A la casa de mis padres, la televisión llegó en 1968, cuando yo tenía cuatro años. Recuerdo que mi madre vendió un acordeón a piano para comprarla. Hoy, si yo tuviera la edad que tenía mi madre entonces y un hijo pequeño, vendería la tele para comprar un acordeón… Así que me crié mirando series de vaqueros y de guerra, dibujos animados, películas y algún que otro programa nacional o extranjero: desde El castillo de la suerte hasta Polémica en el bar –el original, el de Minguito–.
Cuando me casé, en plena era de los videoclubs, era corriente sacar un video o dos los fines de semana para ver en familia o con amigos. Pasaron los años y llegó el cable, que en su momento contratamos, y que más tarde cambiamos por Netflix. Hace dos o tres años, aburridos de la propaganda ideológica presente en la inmensa mayoría de las películas y series de Netflix, decidimos borrarnos. Así que, paulatinamente, fuimos dejando de ver televisión abierta –donde nada de lo que se transmite puede elegirlo el telespectador– y empezando a ver cosas que elegimos nosotros.
Así que hoy vemos casi exclusivamente contenidos de YouTube, donde hay mucha cosa buena entre mucha cosa mala. Allí podemos ver desde una charla sobre educación clásica, hasta videos de música clásica; desde una conferencia de un sacerdote sobre la vida y la obra de Santo Tomás de Aquino, hasta una acertada conferencia sobre la Agenda 2030 y otros grandes engaños del mundo moderno. En fin, cosas que en la televisión abierta nadie encontrará jamás. Salvo algún informativo de vez en cuando o alguna entrevista puntual en vivo o en diferido, casi no miramos televisión abierta.

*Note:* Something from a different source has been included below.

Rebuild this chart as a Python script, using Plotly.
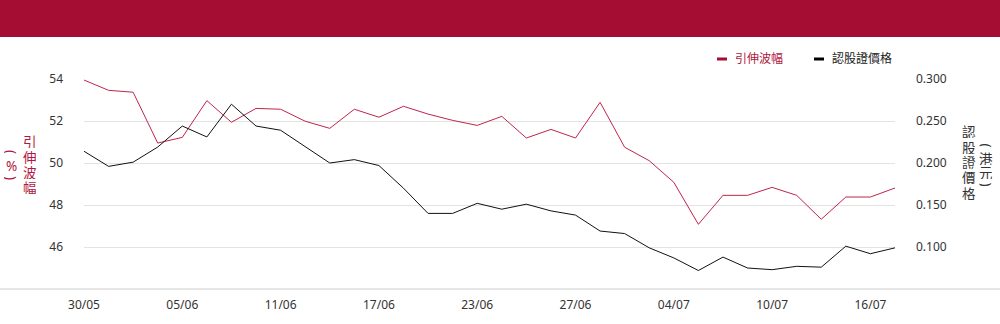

Esta suerte de “evolución” en nuestras “costumbres televisivas”, nos ha llevado a ser entre bastante y extremadamente críticos con la televisión abierta, donde el nivel de sus contenidos ha bajado a niveles tan bajos como el fondo de la Fosa de las Marianas… La decadencia de la televisión es, obviamente, un reflejo de la decadencia de la sociedad.
Es notable, sin embargo, la necesidad que tienen algunas personas de vivir con la televisión prendida: no pueden estar un minuto sin un ruido de fondo y unos destellos de una pantalla que –según dicen– les sirve de compañía.
El problema con la tele es que es omnipresente. Las demás pantallas, uno las puede manejar a su gusto y gana. La tele no: si uno está en una sala de espera, la tele está prendida, aunque no le preste atención ni el que la prendió. Si uno está internado en un sanatorio y su compañero de habitación contrató el cable, tiene que aguantar que el otro la mire hasta las 3:00 de la mañana porque, o bien no hay un reglamento que obligue a un paciente a respetar el descanso de su compañero de pieza, o bien el reglamento no se cumple: lo padecí.
¿Es tan necesaria la tele? ¿No podemos disfrutar –¡sí, disfrutar!– de unos minutos de silencio? ¿No podemos poner, en todo caso, música suave de fondo en lugar de la tele?
Quizá el motivo sea que cuando el hombre está en silencio, suele ser interpelado por su conciencia. Y si no está dispuesto a responder a las grandes preguntas de siempre, a reconocer sus errores y pecados y a intentar un cambio de vida, necesita, obviamente, un ruido de fondo que lo distraiga. Que entretenga su mente a un nivel superficial.
La tele es parte de lo que el cardenal Sarah llama “la dictadura del ruido”. Una dictadura que se nos impone un día y otro, hasta el punto de que rara vez añoramos el silencio. Sin embargo, el ruido genera el desconcierto del hombre, mientras que en el silencio se forja nuestro ser personal, nuestra propia identidad.
Por eso Sarah afirma en su magnífico libro La fuerza del silencio que “la verdadera revolución viene del silencio, que nos conduce hacia Dios y los demás, para colocarnos humildemente a su servicio”.
A la pregunta “¿Pueden aquellos que no conocen el silencio alcanzar la verdad, la belleza y el amor?”, el Cardenal responde: “Todo lo que es grande y creativo está relacionado con el silencio. Dios es silencio”.
Ahora bien, ¿esto significa que Dios no quiere hablarnos o, más bien, que en su paciencia infinita está esperando que dejemos de hacer ruido para que podamos escucharlo?
Cada uno es libre de hacer todo el ruido que quiera, con la famosa tele u otro medio. Pero cabe preguntarse si conviene. ¿No sería mejor procurar redescubrir el valor del silencio, tan importante y necesario para la salud de nuestras almas?